Tout cela doit être pensé, prévu, organisé et, bien entendu, connu des intéressés, c'est-à-dire de la population potentielle constituant « le vivier » des recrutements ».

Par ailleurs, le nouveau dispositif repose sur un partage des effectifs entre engagés et volontaires. L'équilibre prévu, à la fin de la programmation, en 2002, repose sur 92 000 engagés et 27 000 volontaires.

Il était prévu de s'inspirer, quant à la rémunération des volontaires, sur celle des volontaires pour un service long de façon à assurer une durée de service satisfaisante. Il est maintenant prévu de ne consentir aux volontaires pour tous types de services - militaires ou civils - qu'une somme de 2 000 francs par mois. Or compte tenu de la différence profonde des formes civiles et militaires de service, celles-ci étant beaucoup plus exigeantes, on crée le risque quasi certain pour les armées de ne pouvoir recruter un volume de volontaires suffisant. D'ores et déjà la Gendarmerie envisage une modification de la répartition de ses effectifs entre engagés et volontaires, telle qu'elle est prévue par la programmation, en recrutant davantage d'engagés et moins de volontaires. Faute d'accorder une solde de VSL, sera-t-on obligé de payer une solde d'engager beaucoup plus élevée ? Poser la question, c'est y répondre.

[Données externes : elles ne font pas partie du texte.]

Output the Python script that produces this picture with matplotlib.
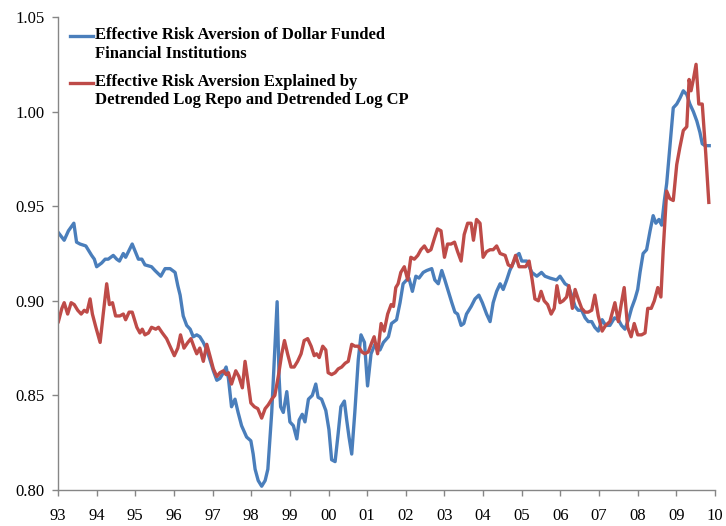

Il nous paraît indispensable de maintenir le régime de rémunération initialement prévu pour les volontaires. On s'exposerait, sinon, à de graves mécomptes

La marche vers l'armée professionnelle n'ira pas, en outre, sans profondes conséquences sur les conditions de travail et les conditions de vie, sur la vie même des personnels, civils et militaires, concernés et pratiquement tous le seront plus ou moins. Votre Rapporteur a jugé utile sur ce point de reproduire à la fin de ce rapport le point de vue, à la fois ferme et mesuré, d'un sous-officier (1 500 postes de sous-officiers disparaîtront en 1997 et la diminution des effectifs risque d'amputer les perspectives des sous-officiers restant en service).

Intitulé « Plaidoyer pour une carrière menacée », et publié dans la Revue « Armées d'aujourd'hui » ce point de vue insiste, à juste titre, d'une part sur la précarité du métier militaire (près de la moitié des effectifs militaires seront sous contrat à durée déterminée) et sur la continuelle « course au mérite » (réussite aux examens militaires et techniques, résultats sportifs, manière de servir) sur laquelle repose la poursuite du métier, d'autre part sur les nécessaires mesures de reconversion.

C'est dire que la réussite de cette profonde transformation de nos armées nécessite, pour répondre aux interrogations et calmer les appréhensions, la poursuite indispensable de l'information, de la concertation, du dialogue au sein des armées.

Votre Rapporteur a déjà eu l'occasion de le dire au cours du débat, récent, sur la Défense : toutes les structures de concertation doivent être utilisées - et au premier rang - le Conseil supérieur de la fonction militaire - et, le cas échéant revitalisées.